In a keynote address Tuesday at the OMMA conference, Chuck Porter of Crispin, Porter & Bogusky--known for pathbreaking creative work--encouraged audience members to "go overboard" in developing online ads. Marketers should take advantage of the freewheeling nature of the Web and its inherent interactivity to push creative boundaries.
As an example, he pointed to an integrated campaign that Crispin, Porter created for Burger King highlighting the chain's Star Wars promotion. It included a Web site that allowed visitors to play a game of 20 Questions with Darth Vader (who was assisted by the costumed Burger King pitchman.)
Rather than simply recycling TV spots, "we try to make most online components something people can people can play with, because that's the magic of it," said Porter.
Other panelists agreed that the Internet offered a forum for greater experimentation. "The Internet gives people the opportunity to be a bit less politically correct," said Simon Needham, co-founder and group creative director at branding firm Attik. He noted that traditional media imposes certain restrictions that don't necessarily apply to the Internet yet.

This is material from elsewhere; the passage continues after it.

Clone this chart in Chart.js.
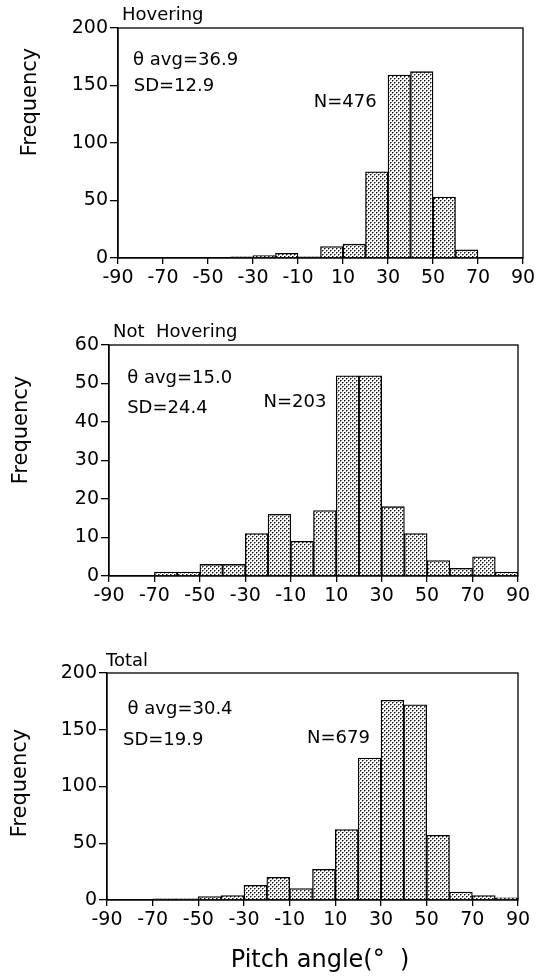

Likewise, Leo Premutico, executive creative director at Saatchi & Saatchi, said the success of viral Web content had pushed clients to go for more entertaining creative work. "You have to take risks to compete with this very entertaining platform of the Internet," he said.

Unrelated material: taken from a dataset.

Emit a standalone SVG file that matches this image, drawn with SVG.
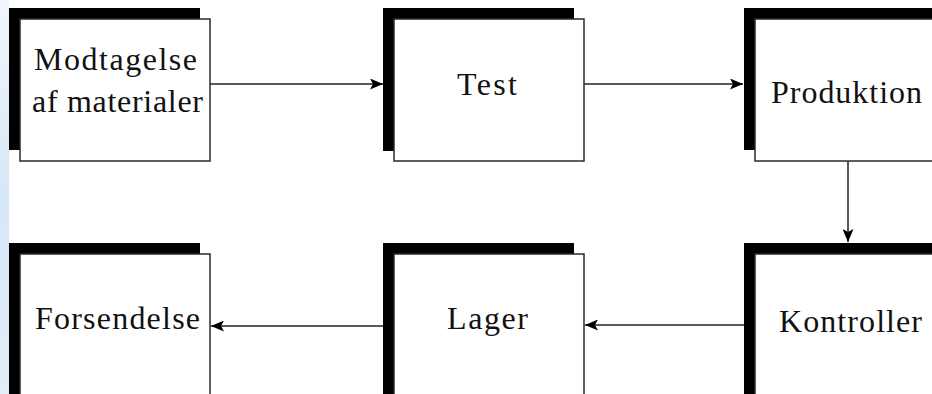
<svg xmlns="http://www.w3.org/2000/svg" width="932" height="394" viewBox="0 0 932 394">
<style>
.shadow{fill:#000}
.box{fill:#fff;stroke:#2a2a2a;stroke-width:1.5}
.lbl{font-family:"Liberation Serif","DejaVu Serif","Times New Roman",serif;font-size:32px;fill:#111}
.conn{stroke:#222;stroke-width:1.5;fill:none;marker-end:url(#ah)}
</style>
<defs>
<linearGradient id="strip" x1="0" y1="0" x2="0" y2="1">
<stop offset="0" stop-color="#f2f6fb"/>
<stop offset="0.5" stop-color="#d6e7f6"/>
<stop offset="1" stop-color="#e2eef9"/>
</linearGradient>
<marker id="ah" viewBox="0 0 13 11" refX="13" refY="5.5" markerWidth="13" markerHeight="11" markerUnits="userSpaceOnUse" orient="auto">
<path d="M0,0 L13,5.5 L0,11 L3,5.5 Z" fill="#000"/>
</marker>
</defs>
<rect x="0" y="0" width="932" height="394" fill="#fff"/>
<rect x="0" y="0" width="9" height="394" fill="url(#strip)"/>

<g id="connectors">
<line class="conn" x1="210" y1="84" x2="383" y2="84"/>
<line class="conn" x1="584" y1="84" x2="743" y2="84"/>
<line class="conn" x1="848" y1="161" x2="848" y2="242"/>
<line class="conn" x1="744" y1="325" x2="585" y2="325"/>
<line class="conn" x1="383" y1="326" x2="211" y2="326"/>
</g>

<g id="modtagelse">
<rect class="shadow" x="9" y="8" width="191" height="142"/>
<rect class="box" x="20" y="19" width="190" height="142"/>
<text class="lbl" x="34" y="70" textLength="163" lengthAdjust="spacing">Modtagelse</text>
<text class="lbl" x="32" y="112" textLength="171" lengthAdjust="spacing">af materialer</text>
</g>

<g id="test">
<rect class="shadow" x="383" y="8" width="191" height="143"/>
<rect class="box" x="394" y="19" width="190" height="142"/>
<text class="lbl" x="457" y="95" textLength="60" lengthAdjust="spacing">Test</text>
</g>

<g id="produktion">
<rect class="shadow" x="744" y="8" width="200" height="142"/>
<rect class="box" x="755" y="19" width="200" height="142"/>
<text class="lbl" x="771" y="103" textLength="151" lengthAdjust="spacing">Produktion</text>
</g>

<g id="forsendelse">
<rect class="shadow" x="9" y="243" width="191" height="160"/>
<rect class="box" x="20" y="254" width="190" height="160"/>
<text class="lbl" x="35" y="329" textLength="165" lengthAdjust="spacing">Forsendelse</text>
</g>

<g id="lager">
<rect class="shadow" x="383" y="243" width="191" height="160"/>
<rect class="box" x="394" y="254" width="190" height="160"/>
<text class="lbl" x="447" y="329" textLength="81" lengthAdjust="spacing">Lager</text>
</g>

<g id="kontroller">
<rect class="shadow" x="744" y="243" width="200" height="160"/>
<rect class="box" x="755" y="254" width="200" height="160"/>
<text class="lbl" x="779" y="332" textLength="143" lengthAdjust="spacing">Kontroller</text>
</g>
</svg>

Ty Montague, chief creative officer and co-president at JWT New York, called the Web "the world's biggest focus group." Because of the instant feedback the Internet allows, he said that a shift is underway toward creating more spots less expensively to find out what approach works best.
But as far as unlocking the secret of what makes for great creative work, the panel had few words of wisdom. "It's very hard to do," said Porter. "It's a bitch."